=== Goal ===
Extract the first line through the line containing "import pandas as pd" from the listing below, exactly as written.

=== Data ===
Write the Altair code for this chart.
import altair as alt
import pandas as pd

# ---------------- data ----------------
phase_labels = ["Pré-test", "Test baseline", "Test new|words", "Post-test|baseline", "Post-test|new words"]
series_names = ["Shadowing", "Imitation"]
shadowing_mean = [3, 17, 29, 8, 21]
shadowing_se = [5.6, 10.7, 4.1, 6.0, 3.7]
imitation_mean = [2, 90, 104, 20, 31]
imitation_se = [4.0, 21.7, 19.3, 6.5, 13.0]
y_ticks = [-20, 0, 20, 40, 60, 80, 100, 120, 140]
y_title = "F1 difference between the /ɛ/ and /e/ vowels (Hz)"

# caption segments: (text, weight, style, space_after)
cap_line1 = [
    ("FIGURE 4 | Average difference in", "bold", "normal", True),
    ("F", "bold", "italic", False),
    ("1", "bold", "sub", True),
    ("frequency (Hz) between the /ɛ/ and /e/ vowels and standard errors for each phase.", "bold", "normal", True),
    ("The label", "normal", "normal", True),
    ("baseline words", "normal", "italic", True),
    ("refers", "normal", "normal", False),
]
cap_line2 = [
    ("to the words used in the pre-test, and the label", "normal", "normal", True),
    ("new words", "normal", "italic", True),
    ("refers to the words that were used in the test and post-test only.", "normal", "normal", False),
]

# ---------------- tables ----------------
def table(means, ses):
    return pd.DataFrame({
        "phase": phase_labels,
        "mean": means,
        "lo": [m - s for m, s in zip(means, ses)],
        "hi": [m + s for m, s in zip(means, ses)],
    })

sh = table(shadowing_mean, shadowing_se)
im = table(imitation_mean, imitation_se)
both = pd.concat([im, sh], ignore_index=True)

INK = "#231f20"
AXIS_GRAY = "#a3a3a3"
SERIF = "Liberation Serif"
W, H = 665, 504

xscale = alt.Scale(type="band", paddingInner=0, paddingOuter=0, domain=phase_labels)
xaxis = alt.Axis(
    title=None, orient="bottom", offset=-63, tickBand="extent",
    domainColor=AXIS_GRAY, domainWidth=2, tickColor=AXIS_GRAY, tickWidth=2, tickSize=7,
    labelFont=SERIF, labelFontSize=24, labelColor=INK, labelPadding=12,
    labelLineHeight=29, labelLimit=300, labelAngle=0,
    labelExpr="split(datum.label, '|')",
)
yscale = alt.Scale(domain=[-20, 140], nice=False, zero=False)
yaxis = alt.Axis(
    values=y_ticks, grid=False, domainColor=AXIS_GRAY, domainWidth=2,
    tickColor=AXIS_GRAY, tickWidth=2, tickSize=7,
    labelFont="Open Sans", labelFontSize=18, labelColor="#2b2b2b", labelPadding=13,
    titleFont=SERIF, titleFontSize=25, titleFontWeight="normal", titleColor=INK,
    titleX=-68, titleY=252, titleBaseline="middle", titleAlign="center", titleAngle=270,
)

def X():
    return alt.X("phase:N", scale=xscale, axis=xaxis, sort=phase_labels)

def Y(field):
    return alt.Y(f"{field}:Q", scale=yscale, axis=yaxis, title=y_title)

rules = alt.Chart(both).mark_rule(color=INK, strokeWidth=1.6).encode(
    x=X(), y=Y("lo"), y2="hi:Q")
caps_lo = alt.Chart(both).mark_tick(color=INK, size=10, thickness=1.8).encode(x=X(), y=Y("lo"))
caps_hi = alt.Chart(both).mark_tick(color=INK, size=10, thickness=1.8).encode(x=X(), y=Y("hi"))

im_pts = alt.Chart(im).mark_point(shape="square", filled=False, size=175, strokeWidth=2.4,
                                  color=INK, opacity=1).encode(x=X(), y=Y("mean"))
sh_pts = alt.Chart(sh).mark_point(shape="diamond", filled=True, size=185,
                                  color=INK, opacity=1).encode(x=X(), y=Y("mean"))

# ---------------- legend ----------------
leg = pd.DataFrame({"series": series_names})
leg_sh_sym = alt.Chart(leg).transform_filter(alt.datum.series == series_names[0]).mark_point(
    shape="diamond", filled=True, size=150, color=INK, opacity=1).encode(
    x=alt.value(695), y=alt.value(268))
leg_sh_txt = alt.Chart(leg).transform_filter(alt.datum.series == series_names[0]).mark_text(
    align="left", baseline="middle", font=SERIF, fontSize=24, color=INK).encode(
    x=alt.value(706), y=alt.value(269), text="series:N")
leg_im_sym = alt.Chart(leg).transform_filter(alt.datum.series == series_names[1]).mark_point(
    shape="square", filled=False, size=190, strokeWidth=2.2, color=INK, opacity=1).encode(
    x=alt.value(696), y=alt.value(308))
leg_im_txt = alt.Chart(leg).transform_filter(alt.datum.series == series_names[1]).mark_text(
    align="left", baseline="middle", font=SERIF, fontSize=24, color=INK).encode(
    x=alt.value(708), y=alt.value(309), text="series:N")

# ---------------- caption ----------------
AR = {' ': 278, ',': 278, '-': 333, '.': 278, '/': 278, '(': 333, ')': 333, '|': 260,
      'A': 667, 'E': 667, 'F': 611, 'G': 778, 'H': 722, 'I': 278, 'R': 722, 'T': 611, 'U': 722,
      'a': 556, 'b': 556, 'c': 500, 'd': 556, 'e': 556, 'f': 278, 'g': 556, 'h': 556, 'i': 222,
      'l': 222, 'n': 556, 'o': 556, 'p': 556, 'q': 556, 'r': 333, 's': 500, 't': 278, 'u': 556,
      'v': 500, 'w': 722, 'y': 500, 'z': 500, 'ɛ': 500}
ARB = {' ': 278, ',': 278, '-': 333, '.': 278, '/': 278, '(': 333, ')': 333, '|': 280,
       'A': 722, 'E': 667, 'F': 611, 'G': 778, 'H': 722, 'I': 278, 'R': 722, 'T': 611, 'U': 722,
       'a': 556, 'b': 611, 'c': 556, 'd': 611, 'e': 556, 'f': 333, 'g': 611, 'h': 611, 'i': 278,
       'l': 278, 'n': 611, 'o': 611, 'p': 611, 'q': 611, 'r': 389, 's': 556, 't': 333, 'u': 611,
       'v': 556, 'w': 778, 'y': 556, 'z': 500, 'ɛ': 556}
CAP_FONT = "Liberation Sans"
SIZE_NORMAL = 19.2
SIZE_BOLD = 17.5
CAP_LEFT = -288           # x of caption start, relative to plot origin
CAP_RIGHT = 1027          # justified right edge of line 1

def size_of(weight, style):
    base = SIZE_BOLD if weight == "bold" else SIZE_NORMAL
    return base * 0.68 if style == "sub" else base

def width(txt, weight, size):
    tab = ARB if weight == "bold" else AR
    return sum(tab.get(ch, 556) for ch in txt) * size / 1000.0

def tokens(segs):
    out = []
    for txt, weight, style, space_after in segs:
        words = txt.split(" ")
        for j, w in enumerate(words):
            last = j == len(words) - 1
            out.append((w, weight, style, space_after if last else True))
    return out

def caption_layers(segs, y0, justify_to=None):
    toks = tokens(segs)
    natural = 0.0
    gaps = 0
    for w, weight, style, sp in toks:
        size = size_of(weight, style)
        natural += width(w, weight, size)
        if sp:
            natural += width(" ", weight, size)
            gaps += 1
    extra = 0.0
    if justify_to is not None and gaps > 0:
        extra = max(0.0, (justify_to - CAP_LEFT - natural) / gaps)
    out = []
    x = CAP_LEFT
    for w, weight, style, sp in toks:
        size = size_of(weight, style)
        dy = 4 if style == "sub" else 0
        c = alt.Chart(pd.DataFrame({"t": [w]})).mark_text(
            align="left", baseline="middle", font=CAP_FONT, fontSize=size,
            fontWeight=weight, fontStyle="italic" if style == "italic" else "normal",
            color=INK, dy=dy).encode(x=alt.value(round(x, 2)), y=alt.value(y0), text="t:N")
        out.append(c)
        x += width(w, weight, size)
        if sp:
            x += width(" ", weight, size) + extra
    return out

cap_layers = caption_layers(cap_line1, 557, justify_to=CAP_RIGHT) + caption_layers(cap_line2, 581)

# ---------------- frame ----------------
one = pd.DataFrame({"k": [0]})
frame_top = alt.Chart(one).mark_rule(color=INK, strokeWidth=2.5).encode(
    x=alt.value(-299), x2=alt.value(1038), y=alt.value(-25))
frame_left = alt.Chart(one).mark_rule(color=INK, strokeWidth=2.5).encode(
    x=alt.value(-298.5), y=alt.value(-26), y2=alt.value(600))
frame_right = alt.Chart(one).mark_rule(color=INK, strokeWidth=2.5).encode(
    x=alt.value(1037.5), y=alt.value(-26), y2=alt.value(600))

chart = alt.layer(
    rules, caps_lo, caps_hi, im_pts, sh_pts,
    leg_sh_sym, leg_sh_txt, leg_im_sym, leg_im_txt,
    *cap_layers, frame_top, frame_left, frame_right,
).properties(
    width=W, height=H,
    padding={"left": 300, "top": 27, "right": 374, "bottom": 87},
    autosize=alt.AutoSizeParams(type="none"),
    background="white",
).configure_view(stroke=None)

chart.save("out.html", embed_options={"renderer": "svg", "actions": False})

=== Written reply ===
Write the Altair code for this chart.
import altair as alt
import pandas as pd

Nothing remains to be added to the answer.